Sermons
A Shepherd's Responsibility, Pt. 1 (1 Thessalonians 5:12a)
Part of the Elders' Elective Series series, preached at a Sunday Morning service
Sermon preached on Sunday, February 5, 2012 at Garden Valley Chapel; 1 Thessalonians 5:12a.
Take your Bible if you will and open it to the fifth chapter of Paul´s first epistle to the Thessalonians where we begin our study on verses 12 & 13.
The church at Thessalonica was a healthy church, moving in the right spiritual direction, but still needed to "excel still more."
Paul commended the church back in 4:1 -
1 Finally then, brethren, we request and exhort you in the Lord Jesus, that as you received from us instruction as to how you ought to walk and please God (just as you actually do walk), that you excel still more.
It was a healthy church actually doing what it was supposed to be doing, but Paul encouraged the believers that there was still a sanctification process to follow and much room for additional growth-they needed to "excel still more."
Down in v. 9 Paul writes -
9 Now as to the love of the brethren, you have no need for anyone to write to you, for you yourselves are taught by God to love one another;
10 for indeed you do practice it toward all the brethren who are in all Macedonia. But we urge you, brethren, to excel still more,
The church was doing well, but they could do better. They were moving in the right direction, but they could even go farther.
There was room for growth at Thessalonica, just like in any church.
And so Paul instructs them beginning with verse 12 as to how they are to live within the church here and now.
In fact from verses 12 down through verse 22, you have a long series of exhortations, commands that deal with the practical life in the church.
And the very first instruction he gives to them relates to the responsibility of both the shepherd and the sheep (vv. 11-12).

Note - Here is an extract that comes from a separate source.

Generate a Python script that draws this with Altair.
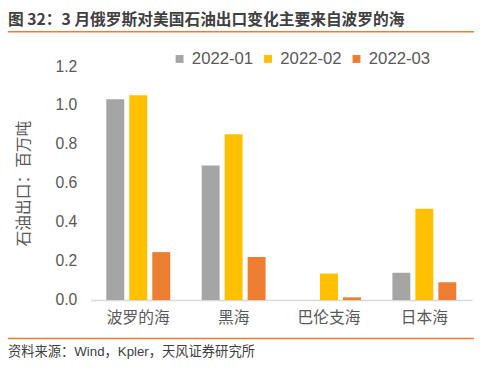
import altair as alt
import pandas as pd

categories = ["波罗的海", "黑海", "巴伦支海", "日本海"]
series = ["2022-01", "2022-02", "2022-03"]
v_2022_01 = [1.03, 0.69, 0.0, 0.14]
v_2022_02 = [1.05, 0.85, 0.136, 0.468]
v_2022_03 = [0.246, 0.221, 0.014, 0.091]
colors = ["#A5A5A5", "#FFC000", "#ED7D31"]
y_ticks = [0.0, 0.2, 0.4, 0.6, 0.8, 1.0, 1.2]

rows = []
for s, vals in zip(series, [v_2022_01, v_2022_02, v_2022_03]):
    for c, v in zip(categories, vals):
        rows.append({"region": c, "month": s, "value": v})
df = pd.DataFrame(rows)

FONT = "Liberation Sans, Noto Sans CJK SC"
CJK = "Noto Sans CJK SC"
W, H = 388, 238
PL, PT = 84, 56

bars = alt.Chart(df).mark_bar().encode(
    x=alt.X("region:N", sort=categories, title=None,
            scale=alt.Scale(paddingInner=0.33, paddingOuter=0.165),
            axis=alt.Axis(labelAngle=0, labelFontSize=16, labelColor="#595959",
                          labelFont=CJK, labelPadding=10, ticks=False,
                          domainColor="#D9D9D9", domainWidth=1.5)),
    xOffset=alt.XOffset("month:N", sort=series,
                        scale=alt.Scale(paddingInner=0.22)),
    y=alt.Y("value:Q", title="石油出口：百万吨",
            scale=alt.Scale(domain=[0, 1.2]),
            axis=alt.Axis(values=y_ticks, format=".1f", grid=False, domain=False,
                          ticks=False, labelFontSize=16, labelColor="#595959",
                          labelFont=FONT, labelPadding=14,
                          titleFontSize=16, titleColor="#595959", titleFont=CJK,
                          titleFontWeight="normal", titlePadding=24)),
    color=alt.Color("month:N", sort=series,
                    scale=alt.Scale(domain=series, range=colors),
                    legend=alt.Legend(title=None, orient="none", direction="horizontal",
                                      legendX=82, legendY=-16,
                                      symbolType="square", symbolSize=64,
                                      symbolStrokeWidth=0,
                                      labelFontSize=17, labelColor="#595959",
                                      labelFont=FONT, labelOffset=4,
                                      columnPadding=6)),
)

title_df = pd.DataFrame({"t": ["图 32：3 月俄罗斯对美国石油出口变化主要来自波罗的海"]})
title = alt.Chart(title_df).mark_text(
    align="left", baseline="middle", fontSize=16, fontWeight="bold",
    font=CJK, color="#404040"
).encode(x=alt.value(-PL), y=alt.value(-PT + 9), text="t:N")

src_df = pd.DataFrame({"t": ["资料来源：Wind，Kpler，天风证券研究所"]})
source = alt.Chart(src_df).mark_text(
    align="left", baseline="middle", fontSize=13.5,
    font=FONT, color="#404040"
).encode(x=alt.value(-PL), y=alt.value(H + 53), text="t:N")

top_line = alt.Chart(title_df).mark_rule(color="#ED7D31", strokeWidth=1.5).encode(
    x=alt.value(-PL - 8), x2=alt.value(W + 10), y=alt.value(-PT + 21))
bot_line = alt.Chart(title_df).mark_rule(color="#ED7D31", strokeWidth=1.5).encode(
    x=alt.value(-PL - 8), x2=alt.value(W + 10), y=alt.value(H + 39))

chart = alt.layer(bars, top_line, bot_line, title, source).properties(
    width=W, height=H,
    autosize=alt.AutoSizeParams(type="none"),
    padding={"left": PL, "top": PT, "right": 2, "bottom": 66},
    background="white",
).configure_view(stroke=None)

chart.save("out.html", embed_options={"renderer": "svg", "actions": False})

I want to take the time to go through this short series that highlights each of these responsibilities because I believe it is what we need to hear as a church body.
We are about to embark on a study that aims to look at the relationship between the sheep and the shepherd - a vital one.
If we are going to be a healthy church, my beloved, this is where we begin. We must begin with the relationship between the shepherds and the sheep.
A right relationship = a healthy church.
A wrong relationship = a sick church (i.e. unhealthy).
You cannot go anywhere without each fulfilling their God-given spiritual responsibility. If shepherds are not fulfilling their proper spiritual responsibility to the sheep and if the sheep are not fulfilling their proper spiritual responsibility to the shepherd, the church can never be what God intends it to be.
The relationship that we have with you and you have with us as leaders is crucial in the church.
So much so that a church stands or falls at this point. It is either healthy or sick based on this relationship between the shepherds and the sheep.
Churches are really hurting when there is a breakdown of confidence, trust, love, affection between shepherds and sheep.
It is a huge blow to the church when this relationship is not in order.
*I cannot emphasize it enough, my beloved, this relationship is crucial!
It is for this reason that I want to sit under the instruction of our Lord through the Apostle on this important relationship.
In all, it will take us at least 3 weeks to discuss these two verses at length.
Now the church at Thessalonica was a very young church. It was less than a year old and contained primarily new converts, many of whom were common people, some were slaves.
You had very few, if any, mature believers who could articulate the truth and direct the church with discernment.
Nevertheless Paul, led by the Holy Spirit, identifies certain qualified men, and started training them to become elders - elders in process.
Though being identified and qualified men, they had to learn how to grow spiritually and develop as leaders of the church.
Perhaps it is for this reason that Paul admonishes them to "live at peace with one another" (v. 13b) since there were unruly, fainthearted, weak people in the church.
It is for this reason that Paul wants to address this important relationship between the shepherds and the sheep.
I invite you to stand for the reading of God´s Word.
Read 1 Thessalonians 5:12-13. [You may take a seat.]
In discussing the responsibility of the shepherds, I want to ask two simple questions:
1. Who are these men?
2. What do these men do?
It may come to no surprise that I want to look at this one verse, v. 12, both this Lord´s Day and next.